В частной жизни он был такой же честный, грубый, но отзывчивый на все доброе, вполне справедливый, никогда никого не обижавший напрасно, любил молодежь, прощал ей некоторые невинные выходки и промахи и охотно помогал во всем студентам своим советом, если видел в них не пустозвонов, а дельных людей. Когда ему сообщили о самоубийстве проф. Зайковского, во время лекции, он даже расплакался, и это были искренние слезы, а не рисовка.
Жил Матюшков на Разгуляе в своем довольно оригинальном доме, напоминающим несколько палаты бояр доброго старого времени; дом этот был небольшой, каменный, сохранивший свой первоначальный вид и через 50 лет после смерти его первоначального владельца.
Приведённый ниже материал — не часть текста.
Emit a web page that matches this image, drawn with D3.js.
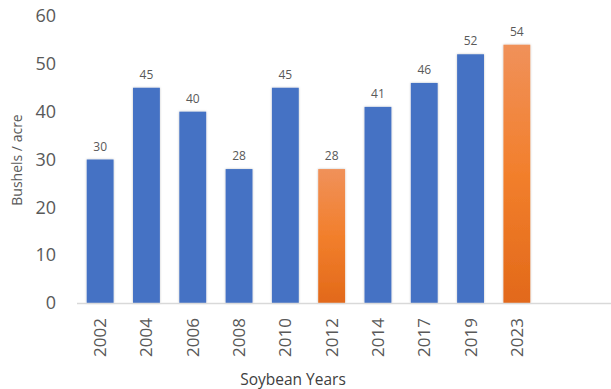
<!DOCTYPE html>
<html>
<head>
<meta charset="utf-8">
<script src="https://cdn.jsdelivr.net/npm/d3@7"></script>
<style>
    body { margin: 0; background: #fff; }
    svg { display: block; font-family: 'Open Sans', sans-serif; }
</style>
</head>
<body>
<div id="chart"></div>
<script>
var years = ['2002', '2004', '2006', '2008', '2010', '2012', '2014', '2017', '2019', '2023'];
var yields = [30, 45, 40, 28, 45, 28, 41, 46, 52, 54];
var highlighted = ['2012', '2023'];
var yTicks = [0, 10, 20, 30, 40, 50, 60];

var width = 611;
var height = 389;

var svg = d3.select('#chart').append('svg')
    .attr('width', width)
    .attr('height', height);

var defs = svg.append('defs');
var grad = defs.append('linearGradient')
    .attr('id', 'orangeGrad')
    .attr('x1', 0).attr('y1', 0).attr('x2', 0).attr('y2', 1);
grad.append('stop').attr('offset', '0%').attr('stop-color', '#f0915a');
grad.append('stop').attr('offset', '50%').attr('stop-color', '#f27f2c');
grad.append('stop').attr('offset', '100%').attr('stop-color', '#e2691a');

var shadow = defs.append('filter').attr('id', 'glow')
    .attr('x', '-30%').attr('y', '-10%').attr('width', '160%').attr('height', '120%');
shadow.append('feDropShadow')
    .attr('dx', 0).attr('dy', 0).attr('stdDeviation', 1.2)
    .attr('flood-color', '#000').attr('flood-opacity', 0.25);

var x = d3.scaleBand()
    .domain(years)
    .range([77, 540])
    .paddingInner(0.42)
    .paddingOuter(0.21);

var y = d3.scaleLinear()
    .domain([0, 60])
    .range([303, 16]);

// y tick labels, no axis line
var yAxis = svg.append('g')
    .attr('transform', 'translate(56,0)')
    .call(d3.axisLeft(y).tickValues(yTicks).tickSize(0).tickPadding(0));
yAxis.select('.domain').remove();
yAxis.selectAll('text')
    .attr('font-family', "'Open Sans', sans-serif")
    .attr('font-size', 18)
    .attr('fill', '#595959');

var data = years.map(function(yr, i) {
    return { year: yr, value: yields[i] };
});

svg.append('g')
    .selectAll('rect')
    .data(data)
    .enter().append('rect')
    .attr('x', function(d) { return x(d.year); })
    .attr('y', function(d) { return y(d.value); })
    .attr('width', x.bandwidth())
    .attr('height', function(d) { return y(0) - y(d.value); })
    .attr('fill', function(d) {
        return highlighted.indexOf(d.year) >= 0 ? 'url(#orangeGrad)' : '#4472c4';
    })
    .attr('filter', 'url(#glow)');

// baseline
svg.append('line')
    .attr('x1', 77).attr('x2', width)
    .attr('y1', y(0) + 0.5).attr('y2', y(0) + 0.5)
    .attr('stroke', '#d9d9d9')
    .attr('stroke-width', 1.5);

svg.append('g')
    .selectAll('text')
    .data(data)
    .enter().append('text')
    .attr('x', function(d) { return x(d.year) + x.bandwidth() / 2; })
    .attr('y', function(d) { return y(d.value) - 9; })
    .attr('text-anchor', 'middle')
    .attr('font-size', 12)
    .attr('fill', '#595959')
    .text(function(d) { return d.value; });

var xAxis = svg.append('g')
    .attr('transform', 'translate(0,' + y(0) + ')')
    .call(d3.axisBottom(x).tickSize(0).tickPadding(0));
xAxis.select('.domain').remove();
xAxis.selectAll('text')
    .attr('font-family', "'Open Sans', sans-serif")
    .attr('font-size', 17)
    .attr('fill', '#595959')
    .attr('text-anchor', 'end')
    .attr('dy', '0.35em')
    .attr('transform', 'translate(0,15) rotate(-90)');

svg.append('text')
    .attr('x', 293)
    .attr('y', 385)
    .attr('text-anchor', 'middle')
    .attr('font-size', 15.5)
    .attr('fill', '#404040')
    .text('Soybean Years');

svg.append('text')
    .attr('transform', 'translate(22,160) rotate(-90)')
    .attr('text-anchor', 'middle')
    .attr('font-size', 14)
    .attr('fill', '#595959')
    .text('Bushels / acre');
</script>
</body>
</html>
При доме было особое помещение для гон-чих и борзых собак, так как Иван Петрович был завзятый любитель до псовой охоты.
Других профессоров, читавших нам на 3-м курсе, я не называю, так как они не были ни выдающимися лекторами, ни какими либо оригинальными личностями, а люди, как большинство людей, большинство профессоров.